“Schuld is dus een uitwisseling die onvoltooid is gebleven.” Dat is een treffende typering. Vanuit antropologisch gezichtspunt geeft David Graeber een onderhoudende verhandeling over schuld. Hij heeft me geleerd dat schuld te maken heeft met gelijkheid en scheiding. “De eerste vereiste is een betrekking tussen twee mensen die elkaar niet als fundamenteel verschillende soorten wezens beschouwen, mensen die ten minste potentieel gelijk zijn en ook in werkelijkheid gelijk zijn op manieren die echt van belang zijn, maar op dat moment niet in een toestand van gelijkheid verkeren, hoewel ze een manier hebben om dit weer recht te zetten.” (139) Zolang de schuld bestaat ben je dus aan elkaar verbonden. Het betalen van de schuld geeft de gelegenheid om afscheid van elkaar te nemen: “Pas op het moment dat het geld wordt terugbetaald, dat de schuld wordt vereffend, wordt deze gelijkheid hersteld en kunnen beide partijen hun gang gaan en verder niet meer met elkaar te maken hebben. Schuld is wat er in de tussentijd gebeurt: wanneer de twee partijen elkaar nog niet los kunnen laten, omdat ze nog niet gelijk zijn.” (140)
Dit wordt mooi geïllustreerd in Alda, deel 5 van de stripserie De Torens van Schemerwoude. We ontmoeten Germain weer. Hij is de baas van de bende struikrovers rondom de stad Tours. De boeven werken samen met Marcus, dienaar van de heer Yvon van Portel. Deze oude man wordt door zijn geliefde Wilhelmina gepiepeld, uiteindelijk is zij uit op de rijkdom van de oude man. (14, 35, 44) Als Aymar en Olivier in het kasteel van de heer van Portel onderdak vinden, belanden zij in de gevangenis.
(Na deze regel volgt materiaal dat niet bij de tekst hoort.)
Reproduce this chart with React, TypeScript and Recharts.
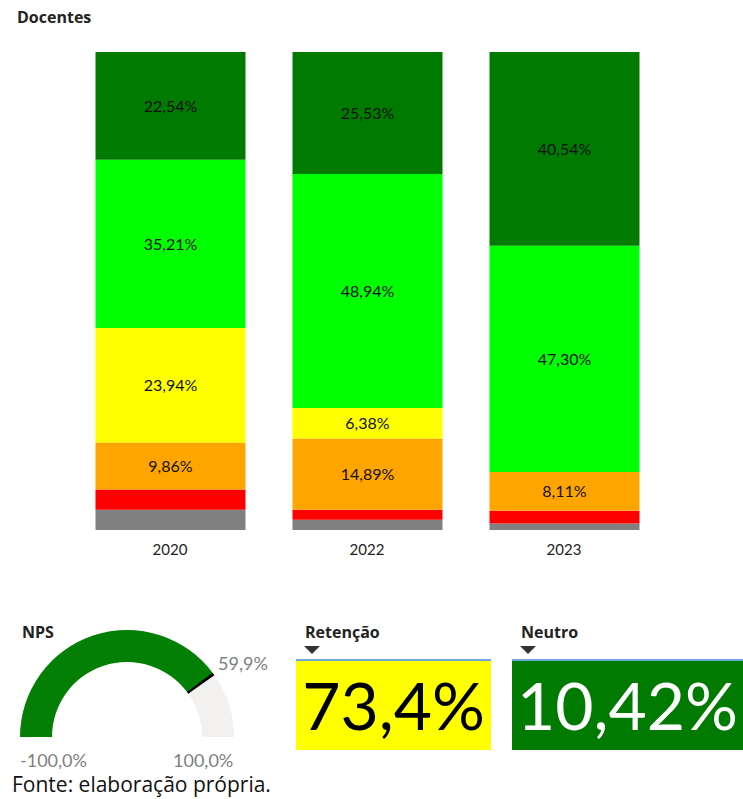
import { BarChart, Bar, XAxis, YAxis, LabelList, PieChart, Pie, Cell } from "recharts";

// categories
const years = ["2020", "2022", "2023"];

// series values (%), bottom of the stack is "semResposta"
const muitoSatisfeito = [22.54, 25.53, 40.54];
const satisfeito = [35.21, 48.94, 47.3];
const neutro = [23.94, 6.38, 0];
const insatisfeito = [9.86, 14.89, 8.11];
const muitoInsatisfeito = [4.23, 2.13, 2.7];
const semResposta = [4.23, 2.13, 1.35];

// gauge + cards
const npsValue = 59.9;
const npsMin = -100;
const npsMax = 100;
const retencao = 73.4;
const neutroTotal = 10.42;

const data = years.map((year, i) => ({
  year,
  semResposta: semResposta[i],
  muitoInsatisfeito: muitoInsatisfeito[i],
  insatisfeito: insatisfeito[i],
  neutro: neutro[i],
  satisfeito: satisfeito[i],
  muitoSatisfeito: muitoSatisfeito[i],
}));

const series = [
  { key: "semResposta", color: "#808080", label: false },
  { key: "muitoInsatisfeito", color: "#ff0000", label: false },
  { key: "insatisfeito", color: "#ffa500", label: true },
  { key: "neutro", color: "#ffff00", label: true },
  { key: "satisfeito", color: "#00ff00", label: true },
  { key: "muitoSatisfeito", color: "#007a00", label: true },
];

const gaugeData = [
  { name: "valor", value: npsValue - npsMin },
  { name: "resto", value: npsMax - npsValue },
];
const markerWidth = 1.8;
const markerData = [
  { name: "a", value: npsValue - npsMin - markerWidth / 2 },
  { name: "m", value: markerWidth },
  { name: "b", value: npsMax - npsValue - markerWidth / 2 },
];

const fmt = (v: number, d: number) => v.toFixed(d).replace(".", ",") + "%";

const FONT = "Lato, 'Open Sans', sans-serif";
const TITLE_FONT = "'Open Sans', sans-serif";

const Triangle = ({ left }: { left: number }) => (
  <svg style={{ position: "absolute", left, top: 646 }} width={16} height={9}>
    <polygon points="0,0 16,0 8,8" fill="#333" />
  </svg>
);

const titleStyle = (left: number, top: number) => ({
  position: "absolute" as const,
  left,
  top,
  fontSize: 16,
  fontWeight: 700,
  color: "#222",
  fontFamily: TITLE_FONT,
});

const gaugeLabel = (left: number, top: number) => ({
  position: "absolute" as const,
  left,
  top,
  fontSize: 18,
  lineHeight: "18px",
  color: "#7f7f7f",
});

export default function App() {
  return (
    <div style={{ position: "absolute", left: 0, top: 0, width: 743, height: 799, background: "#fff", fontFamily: FONT }}>
      <div style={titleStyle(17, 6)}>Docentes</div>

      <BarChart
        width={743}
        height={570}
        data={data}
        margin={{ top: 52, right: 80.5, left: 71.5, bottom: 10 }}
      >
        <XAxis
          dataKey="year"
          axisLine={false}
          tickLine={false}
          height={30}
          tick={{ fill: "#222", fontSize: 15, fontFamily: FONT }}
          dy={6}
        />
        <YAxis hide domain={[0, 100]} />
        {series.map((s) => (
          <Bar
            key={s.key}
            dataKey={s.key}
            stackId="a"
            fill={s.color}
            barSize={150}
            isAnimationActive={false}
          >
            {s.label && (
              <LabelList
                dataKey={s.key}
                position="center"
                fill="#111"
                fontSize={16}
                fontFamily={FONT}
                formatter={(v: any) => (v > 0 ? fmt(Number(v), 2) : "")}
              />
            )}
          </Bar>
        ))}
      </BarChart>

      {/* NPS gauge */}
      <div style={titleStyle(22, 621)}>NPS</div>
      <div style={{ position: "absolute", left: 0, top: 610 }}>
        <PieChart width={260} height={140} margin={{ top: 0, right: 0, bottom: 0, left: 0 }}>
          <Pie
            data={gaugeData}
            dataKey="value"
            cx={127}
            cy={127}
            startAngle={180}
            endAngle={0}
            innerRadius={75}
            outerRadius={107}
            stroke="none"
            isAnimationActive={false}
          >
            <Cell fill="#038003" />
            <Cell fill="#f2f1f0" />
          </Pie>
          <Pie
            data={markerData}
            dataKey="value"
            cx={127}
            cy={127}
            startAngle={180}
            endAngle={0}
            innerRadius={75}
            outerRadius={107}
            stroke="none"
            isAnimationActive={false}
          >
            <Cell fill="transparent" />
            <Cell fill="#000" />
            <Cell fill="transparent" />
          </Pie>
        </PieChart>
      </div>
      <div style={gaugeLabel(218, 654)}>{fmt(npsValue, 1)}</div>
      <div style={gaugeLabel(20, 751)}>{fmt(npsMin, 1)}</div>
      <div style={gaugeLabel(173, 751)}>{fmt(npsMax, 1)}</div>
      <div style={{ position: "absolute", left: 12, top: 773, fontSize: 21, lineHeight: "22px", color: "#111", fontFamily: TITLE_FONT }}>
        Fonte: elaboração própria.
      </div>

      {/* Retenção card */}
      <div style={titleStyle(305, 621)}>Retenção</div>
      <Triangle left={304} />
      <div
        style={{
          position: "absolute", left: 296, top: 659, width: 195, height: 91,
          background: "#ffff00", borderTop: "2px solid #6fa8dc", boxSizing: "border-box",
          fontSize: 66, color: "#000", lineHeight: "88px", textAlign: "center",
        }}
      >
        {fmt(retencao, 1)}
      </div>

      {/* Neutro card */}
      <div style={titleStyle(521, 621)}>Neutro</div>
      <Triangle left={520} />
      <div
        style={{
          position: "absolute", left: 512, top: 659, width: 231, height: 91,
          background: "#007a00", borderTop: "2px solid #6fa8dc", boxSizing: "border-box",
          fontSize: 66, color: "#fff", lineHeight: "88px", textAlign: "center",
        }}
      >
        {fmt(neutroTotal, 2)}
      </div>
    </div>
  );
}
Op dat moment komt Germain erachter dat het Aymar is die daar gevangen zit en met de dood wordt bedreigd. ’s Nachts komt hij in actie en opent de put waarin de ridder zit met zijn schildknaap:
“Wie spreekt daar?” vraagt Aymar.
“U hoeft dat niet te weten… Maakt u voort. Ik heb hier twee zwaarden neergezet. U gaat naar het water, volgt de waterloop tot de palissade en duikt eronderdoor. Verderop langs het water zult u onder de eerste bomen een paard vinden. Vaarwel, heer.” (26)
Het lukt, zij komen vrij. Maar dan wordt het wel benauwd voor de groep struikrovers. Hulptroepen dagen met Aymar en Olivier op en belegeren de boeven en rovers in het kasteel. Dat wordt een veldslag. Germain ontspringt de dans:
“Vaarwel, Marcus… vaarwel makkers. … en u ook, ridder van Schemerwoude! Vanaf vandaag sta ik niet meer bij u in de schuld! … en mijn vrienden hebben nog tijd genoeg om een heenkomen te zoeken.” (36)
Zo is de gelijkheid dus hervonden. Aymar redde zijn leven (in Babette, deel 1) en nu voelt hij zich niet meer gebonden. Dat is dus wat het redden doet: je creëert een schuldverhouding. Dankbaarheid is een passende reactie maar die eindigt nooit. Hoe ben je een keer voldoende dankbaar geweest? Het redden van het leven van je redder is de daad die werkelijk nieuw evenwicht brengt. En dus vrijheid.
De slag om het kasteel resulteert in de overwinning van het goede op het kwade. Alda vertrekt stilletjes. Germain komt nog een keer kijken bij het verlaten slot. De struikrovers en de malafide dienaars van heer Yvon hangen afgeslacht aan de muur. Om vervolgens de wereld weer in te trekken. We zien hem stellig weer terug in het vervolg van de queeste van de heer van Schemerwoude.
Naar aanleiding van: Hermann, Alda (De Torens van Schemerwoude 5)2. Zelhem: Arboris, 1989. Oorspronkelijk in het Frans gepubliceerd in 1989. Scenario en tekeningen van Hermann, inkleuring door Fraymond.
David Graeber, Schuld: De eerste 5000 jaar. Amsterdam/Antwerpen: Business Contact, 2012. Oorspronkelijke titel: Debt: The first 5.000 Years. Melville House, 2011. Vertaald door Peter van Huizen en Wybrand Scheffer.